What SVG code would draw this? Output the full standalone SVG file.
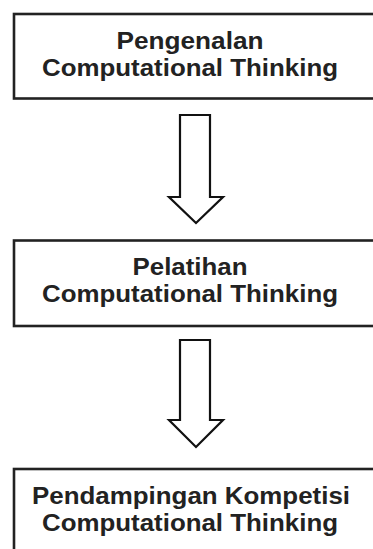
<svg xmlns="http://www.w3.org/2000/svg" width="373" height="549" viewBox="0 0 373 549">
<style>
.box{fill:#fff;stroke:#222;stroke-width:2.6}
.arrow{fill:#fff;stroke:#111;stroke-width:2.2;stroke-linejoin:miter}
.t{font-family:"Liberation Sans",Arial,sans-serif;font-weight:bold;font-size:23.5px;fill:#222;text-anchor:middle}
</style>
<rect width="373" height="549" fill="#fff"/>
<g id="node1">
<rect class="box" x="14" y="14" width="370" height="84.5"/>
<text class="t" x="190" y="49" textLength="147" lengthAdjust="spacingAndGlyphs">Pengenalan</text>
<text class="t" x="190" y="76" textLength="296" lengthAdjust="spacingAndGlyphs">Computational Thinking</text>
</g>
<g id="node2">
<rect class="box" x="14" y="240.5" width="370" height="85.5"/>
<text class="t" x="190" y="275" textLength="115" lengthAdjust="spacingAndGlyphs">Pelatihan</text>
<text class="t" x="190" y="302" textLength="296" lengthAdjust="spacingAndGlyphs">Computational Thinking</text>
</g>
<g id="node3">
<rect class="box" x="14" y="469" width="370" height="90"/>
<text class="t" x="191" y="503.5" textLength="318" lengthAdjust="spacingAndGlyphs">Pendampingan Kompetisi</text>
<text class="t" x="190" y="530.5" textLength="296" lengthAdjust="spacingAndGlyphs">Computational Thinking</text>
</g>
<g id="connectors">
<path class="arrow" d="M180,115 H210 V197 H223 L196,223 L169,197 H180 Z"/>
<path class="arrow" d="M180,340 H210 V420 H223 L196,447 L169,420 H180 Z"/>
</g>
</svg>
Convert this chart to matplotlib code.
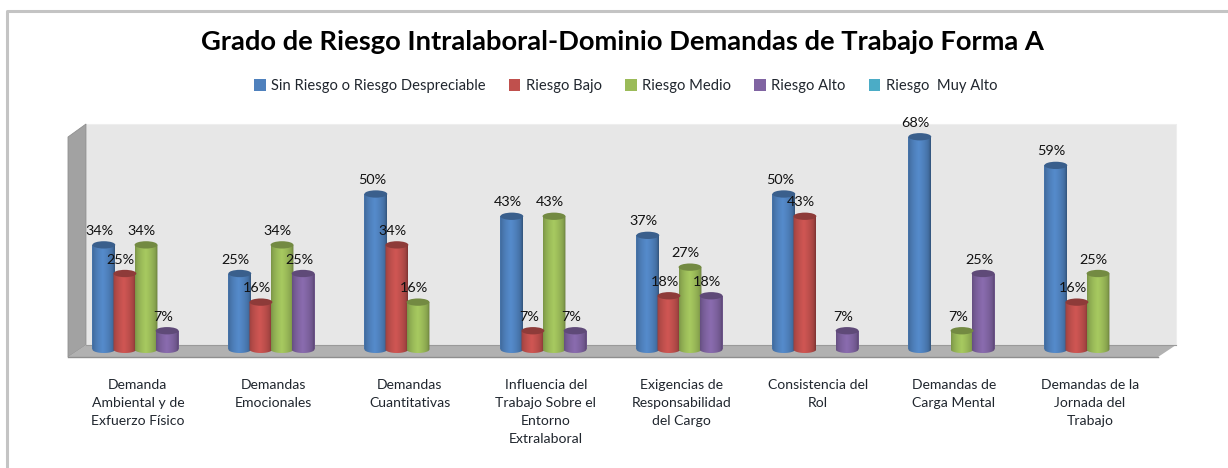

--

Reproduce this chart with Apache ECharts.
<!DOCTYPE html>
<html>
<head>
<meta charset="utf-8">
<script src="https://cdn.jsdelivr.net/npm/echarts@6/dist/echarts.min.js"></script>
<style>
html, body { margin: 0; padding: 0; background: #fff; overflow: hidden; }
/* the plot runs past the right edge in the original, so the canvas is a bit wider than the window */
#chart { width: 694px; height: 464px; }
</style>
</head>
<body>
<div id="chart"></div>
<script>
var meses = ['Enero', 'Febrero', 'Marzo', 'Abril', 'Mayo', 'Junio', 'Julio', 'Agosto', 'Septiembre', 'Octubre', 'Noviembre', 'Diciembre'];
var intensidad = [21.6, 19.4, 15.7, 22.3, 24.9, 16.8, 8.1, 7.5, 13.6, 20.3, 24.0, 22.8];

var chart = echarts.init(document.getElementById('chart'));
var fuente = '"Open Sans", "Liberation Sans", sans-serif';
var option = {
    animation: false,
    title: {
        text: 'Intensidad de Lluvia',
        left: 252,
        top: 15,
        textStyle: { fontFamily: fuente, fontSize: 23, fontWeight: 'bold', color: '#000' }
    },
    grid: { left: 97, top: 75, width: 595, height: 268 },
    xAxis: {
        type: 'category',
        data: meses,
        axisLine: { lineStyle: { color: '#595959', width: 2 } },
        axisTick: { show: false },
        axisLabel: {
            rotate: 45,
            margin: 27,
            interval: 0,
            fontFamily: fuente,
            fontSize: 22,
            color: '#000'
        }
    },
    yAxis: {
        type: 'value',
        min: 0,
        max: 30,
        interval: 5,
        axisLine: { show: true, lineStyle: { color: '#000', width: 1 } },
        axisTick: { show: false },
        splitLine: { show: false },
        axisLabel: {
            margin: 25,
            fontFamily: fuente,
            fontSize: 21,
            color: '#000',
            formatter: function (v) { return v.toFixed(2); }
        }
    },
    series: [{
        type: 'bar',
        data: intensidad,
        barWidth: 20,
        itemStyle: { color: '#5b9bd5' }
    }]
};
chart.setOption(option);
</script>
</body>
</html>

--

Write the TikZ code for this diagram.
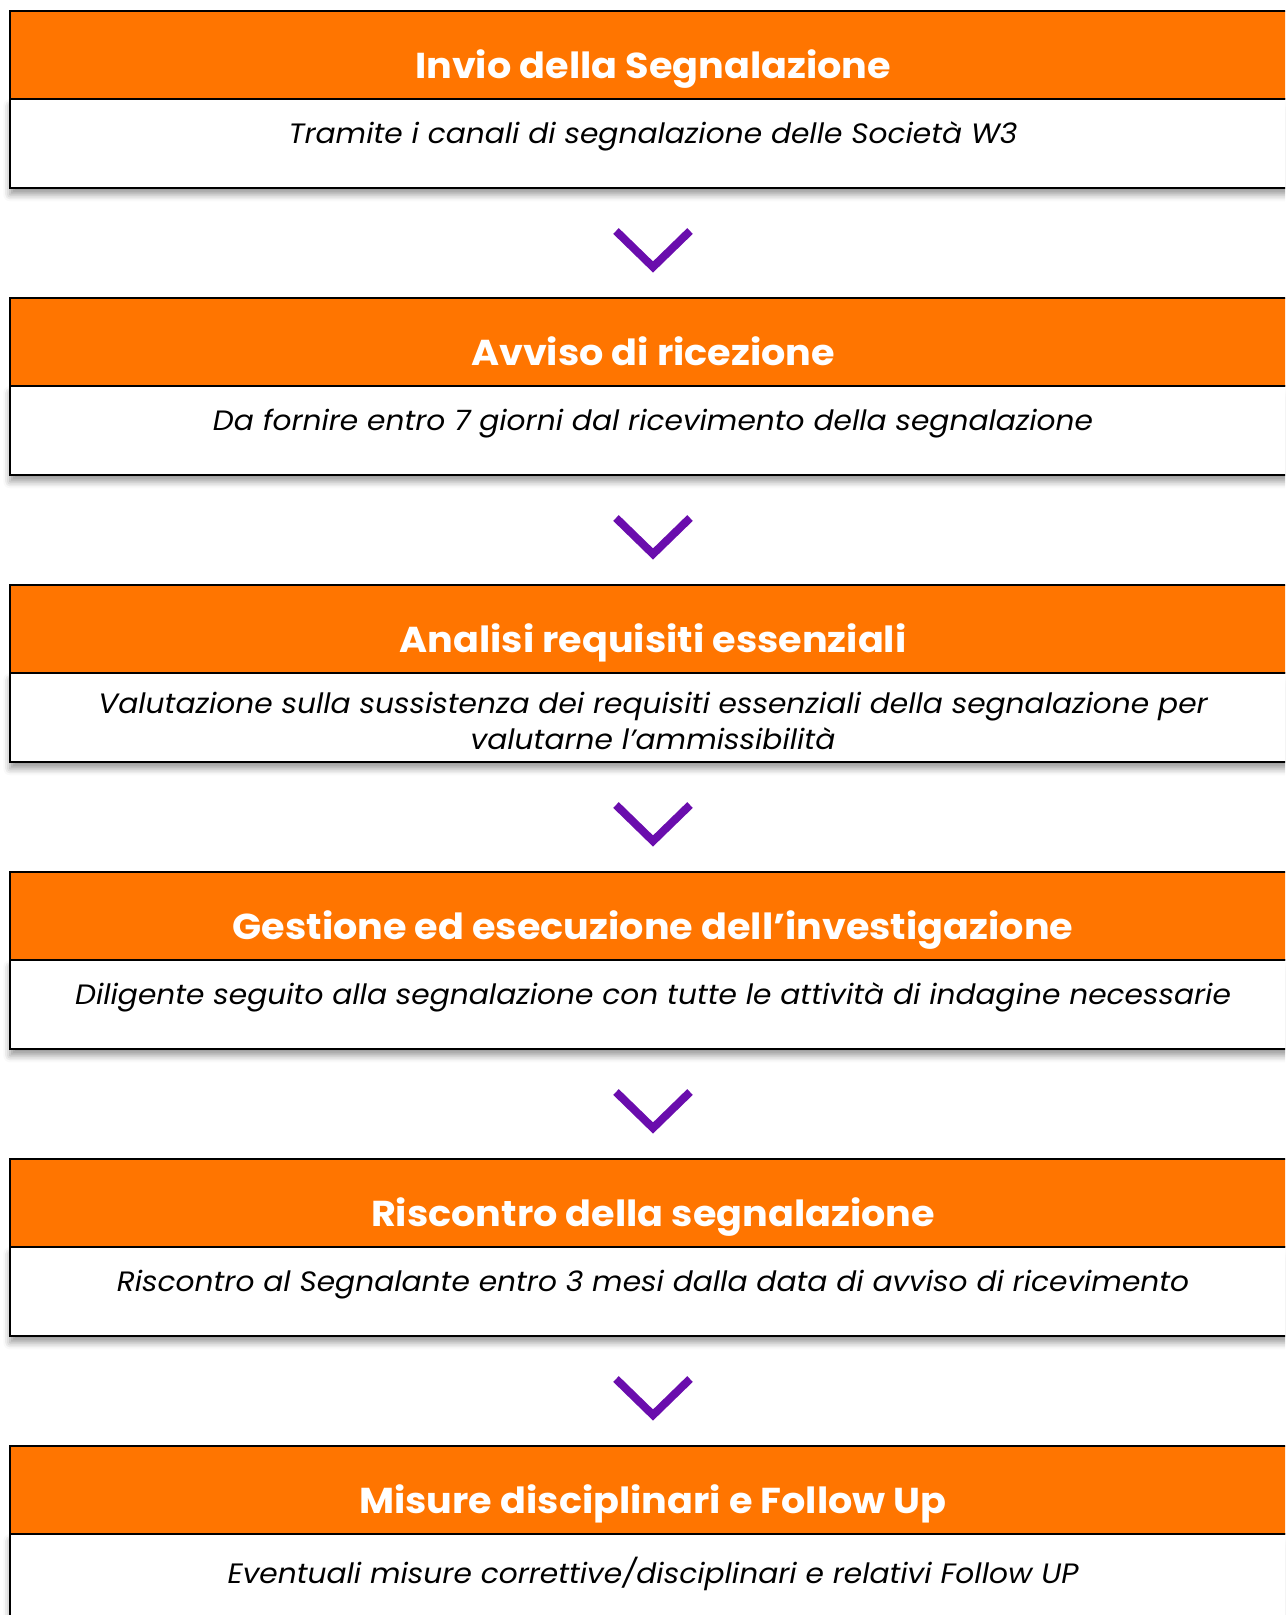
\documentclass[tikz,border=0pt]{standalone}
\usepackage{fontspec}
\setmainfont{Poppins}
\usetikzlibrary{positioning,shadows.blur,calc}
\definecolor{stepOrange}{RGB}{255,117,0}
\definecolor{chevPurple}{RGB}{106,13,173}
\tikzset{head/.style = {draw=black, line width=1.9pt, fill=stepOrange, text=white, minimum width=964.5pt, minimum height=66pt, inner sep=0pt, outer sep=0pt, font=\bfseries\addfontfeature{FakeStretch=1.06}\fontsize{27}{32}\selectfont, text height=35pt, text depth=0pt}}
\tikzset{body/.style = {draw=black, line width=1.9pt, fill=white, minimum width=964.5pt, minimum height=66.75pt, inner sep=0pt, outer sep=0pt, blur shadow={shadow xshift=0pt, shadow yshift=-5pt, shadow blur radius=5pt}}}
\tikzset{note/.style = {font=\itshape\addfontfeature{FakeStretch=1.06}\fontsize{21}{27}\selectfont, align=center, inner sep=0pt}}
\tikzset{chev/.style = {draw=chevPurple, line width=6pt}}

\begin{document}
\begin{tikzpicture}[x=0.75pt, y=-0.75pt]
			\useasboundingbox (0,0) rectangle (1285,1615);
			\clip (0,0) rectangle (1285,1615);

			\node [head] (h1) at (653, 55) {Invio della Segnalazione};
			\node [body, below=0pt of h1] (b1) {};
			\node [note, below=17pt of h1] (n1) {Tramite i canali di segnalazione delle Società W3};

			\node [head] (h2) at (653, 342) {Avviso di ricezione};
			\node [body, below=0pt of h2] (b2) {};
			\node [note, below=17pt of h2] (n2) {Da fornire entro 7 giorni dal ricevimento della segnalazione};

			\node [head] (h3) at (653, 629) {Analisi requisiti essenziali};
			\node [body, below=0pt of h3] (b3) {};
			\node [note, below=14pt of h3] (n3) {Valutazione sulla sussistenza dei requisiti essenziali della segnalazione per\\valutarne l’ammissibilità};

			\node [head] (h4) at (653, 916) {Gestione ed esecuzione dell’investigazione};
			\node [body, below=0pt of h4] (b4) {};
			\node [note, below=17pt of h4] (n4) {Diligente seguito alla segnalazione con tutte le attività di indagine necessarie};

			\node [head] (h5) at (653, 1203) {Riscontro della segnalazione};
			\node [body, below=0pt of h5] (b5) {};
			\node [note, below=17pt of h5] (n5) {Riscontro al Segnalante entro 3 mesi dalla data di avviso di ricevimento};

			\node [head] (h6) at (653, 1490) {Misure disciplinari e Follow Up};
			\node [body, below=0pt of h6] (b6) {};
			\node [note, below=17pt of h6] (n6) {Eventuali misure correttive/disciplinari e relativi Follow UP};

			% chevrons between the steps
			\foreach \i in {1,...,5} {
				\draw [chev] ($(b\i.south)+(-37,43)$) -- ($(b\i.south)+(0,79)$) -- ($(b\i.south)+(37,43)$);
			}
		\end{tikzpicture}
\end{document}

# OBJECTIVE
Leaving out the pictures, extract the stretch from the line holding "What SVG code" through the line holding "Convert this chart to matplotlib code.", word for word.

# SOLUTION BELOW
What SVG code would draw this? Output the full standalone SVG file.
<svg xmlns="http://www.w3.org/2000/svg" width="373" height="549" viewBox="0 0 373 549">
<style>
.box{fill:#fff;stroke:#222;stroke-width:2.6}
.arrow{fill:#fff;stroke:#111;stroke-width:2.2;stroke-linejoin:miter}
.t{font-family:"Liberation Sans",Arial,sans-serif;font-weight:bold;font-size:23.5px;fill:#222;text-anchor:middle}
</style>
<rect width="373" height="549" fill="#fff"/>
<g id="node1">
<rect class="box" x="14" y="14" width="370" height="84.5"/>
<text class="t" x="190" y="49" textLength="147" lengthAdjust="spacingAndGlyphs">Pengenalan</text>
<text class="t" x="190" y="76" textLength="296" lengthAdjust="spacingAndGlyphs">Computational Thinking</text>
</g>
<g id="node2">
<rect class="box" x="14" y="240.5" width="370" height="85.5"/>
<text class="t" x="190" y="275" textLength="115" lengthAdjust="spacingAndGlyphs">Pelatihan</text>
<text class="t" x="190" y="302" textLength="296" lengthAdjust="spacingAndGlyphs">Computational Thinking</text>
</g>
<g id="node3">
<rect class="box" x="14" y="469" width="370" height="90"/>
<text class="t" x="191" y="503.5" textLength="318" lengthAdjust="spacingAndGlyphs">Pendampingan Kompetisi</text>
<text class="t" x="190" y="530.5" textLength="296" lengthAdjust="spacingAndGlyphs">Computational Thinking</text>
</g>
<g id="connectors">
<path class="arrow" d="M180,115 H210 V197 H223 L196,223 L169,197 H180 Z"/>
<path class="arrow" d="M180,340 H210 V420 H223 L196,447 L169,420 H180 Z"/>
</g>
</svg>
Convert this chart to matplotlib code.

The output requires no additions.